Brief: All of the data should be output character for character, except the pictures.

Exercise material:

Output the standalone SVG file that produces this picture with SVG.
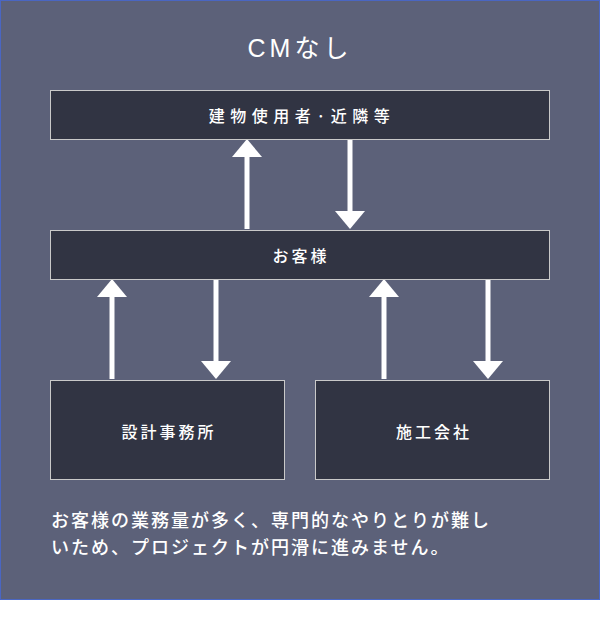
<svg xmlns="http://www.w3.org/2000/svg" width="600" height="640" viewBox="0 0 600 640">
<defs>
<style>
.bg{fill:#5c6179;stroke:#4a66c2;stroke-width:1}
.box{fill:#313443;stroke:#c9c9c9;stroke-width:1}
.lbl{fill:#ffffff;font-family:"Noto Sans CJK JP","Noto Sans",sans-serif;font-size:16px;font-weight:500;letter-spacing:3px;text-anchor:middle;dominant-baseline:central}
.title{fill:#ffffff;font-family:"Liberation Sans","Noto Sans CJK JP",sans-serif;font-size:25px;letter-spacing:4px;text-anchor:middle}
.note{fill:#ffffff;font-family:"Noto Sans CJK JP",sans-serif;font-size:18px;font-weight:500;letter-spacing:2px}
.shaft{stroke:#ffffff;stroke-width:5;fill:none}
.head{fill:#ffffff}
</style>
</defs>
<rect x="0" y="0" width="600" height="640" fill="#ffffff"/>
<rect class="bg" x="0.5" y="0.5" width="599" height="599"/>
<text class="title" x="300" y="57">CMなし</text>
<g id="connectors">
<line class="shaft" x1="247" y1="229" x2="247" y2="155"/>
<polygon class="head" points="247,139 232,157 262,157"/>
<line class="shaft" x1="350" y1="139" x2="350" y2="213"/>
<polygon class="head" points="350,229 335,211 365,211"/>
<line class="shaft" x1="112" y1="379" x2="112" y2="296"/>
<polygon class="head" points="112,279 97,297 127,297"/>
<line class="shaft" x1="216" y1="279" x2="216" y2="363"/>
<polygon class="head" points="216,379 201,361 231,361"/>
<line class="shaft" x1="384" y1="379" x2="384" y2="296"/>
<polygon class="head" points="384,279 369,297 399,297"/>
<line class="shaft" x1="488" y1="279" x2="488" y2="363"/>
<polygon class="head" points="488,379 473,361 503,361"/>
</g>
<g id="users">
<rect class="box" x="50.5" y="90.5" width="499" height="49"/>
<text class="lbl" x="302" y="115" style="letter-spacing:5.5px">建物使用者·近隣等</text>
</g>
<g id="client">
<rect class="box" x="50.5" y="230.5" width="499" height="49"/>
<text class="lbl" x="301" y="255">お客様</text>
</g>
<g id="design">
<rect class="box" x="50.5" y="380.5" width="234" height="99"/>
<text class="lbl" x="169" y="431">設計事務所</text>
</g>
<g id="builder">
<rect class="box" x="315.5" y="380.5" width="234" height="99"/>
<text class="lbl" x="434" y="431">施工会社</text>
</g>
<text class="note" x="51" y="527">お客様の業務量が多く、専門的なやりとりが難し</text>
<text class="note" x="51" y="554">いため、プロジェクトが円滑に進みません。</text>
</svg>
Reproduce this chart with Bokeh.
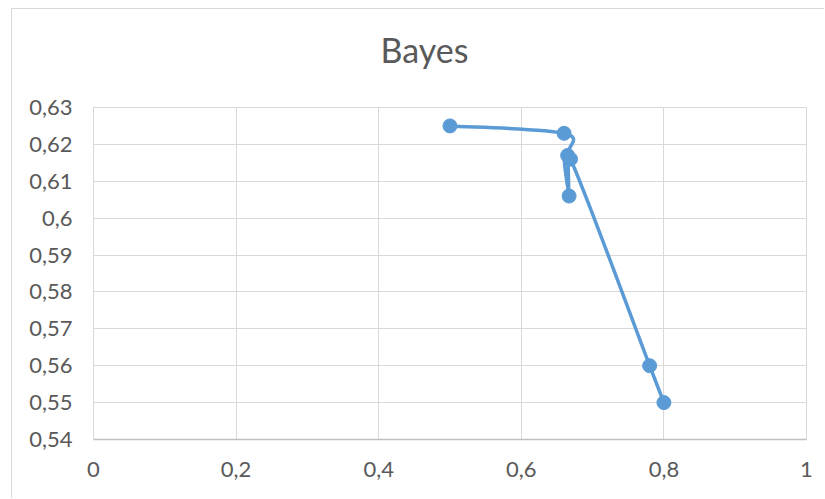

The completed task:
Output the standalone SVG file that produces this picture with SVG.
<svg xmlns="http://www.w3.org/2000/svg" width="600" height="640" viewBox="0 0 600 640">
<defs>
<style>
.bg{fill:#5c6179;stroke:#4a66c2;stroke-width:1}
.box{fill:#313443;stroke:#c9c9c9;stroke-width:1}
.lbl{fill:#ffffff;font-family:"Noto Sans CJK JP","Noto Sans",sans-serif;font-size:16px;font-weight:500;letter-spacing:3px;text-anchor:middle;dominant-baseline:central}
.title{fill:#ffffff;font-family:"Liberation Sans","Noto Sans CJK JP",sans-serif;font-size:25px;letter-spacing:4px;text-anchor:middle}
.note{fill:#ffffff;font-family:"Noto Sans CJK JP",sans-serif;font-size:18px;font-weight:500;letter-spacing:2px}
.shaft{stroke:#ffffff;stroke-width:5;fill:none}
.head{fill:#ffffff}
</style>
</defs>
<rect x="0" y="0" width="600" height="640" fill="#ffffff"/>
<rect class="bg" x="0.5" y="0.5" width="599" height="599"/>
<text class="title" x="300" y="57">CMなし</text>
<g id="connectors">
<line class="shaft" x1="247" y1="229" x2="247" y2="155"/>
<polygon class="head" points="247,139 232,157 262,157"/>
<line class="shaft" x1="350" y1="139" x2="350" y2="213"/>
<polygon class="head" points="350,229 335,211 365,211"/>
<line class="shaft" x1="112" y1="379" x2="112" y2="296"/>
<polygon class="head" points="112,279 97,297 127,297"/>
<line class="shaft" x1="216" y1="279" x2="216" y2="363"/>
<polygon class="head" points="216,379 201,361 231,361"/>
<line class="shaft" x1="384" y1="379" x2="384" y2="296"/>
<polygon class="head" points="384,279 369,297 399,297"/>
<line class="shaft" x1="488" y1="279" x2="488" y2="363"/>
<polygon class="head" points="488,379 473,361 503,361"/>
</g>
<g id="users">
<rect class="box" x="50.5" y="90.5" width="499" height="49"/>
<text class="lbl" x="302" y="115" style="letter-spacing:5.5px">建物使用者·近隣等</text>
</g>
<g id="client">
<rect class="box" x="50.5" y="230.5" width="499" height="49"/>
<text class="lbl" x="301" y="255">お客様</text>
</g>
<g id="design">
<rect class="box" x="50.5" y="380.5" width="234" height="99"/>
<text class="lbl" x="169" y="431">設計事務所</text>
</g>
<g id="builder">
<rect class="box" x="315.5" y="380.5" width="234" height="99"/>
<text class="lbl" x="434" y="431">施工会社</text>
</g>
<text class="note" x="51" y="527">お客様の業務量が多く、専門的なやりとりが難し</text>
<text class="note" x="51" y="554">いため、プロジェクトが円滑に進みません。</text>
</svg>
Reproduce this chart with Bokeh.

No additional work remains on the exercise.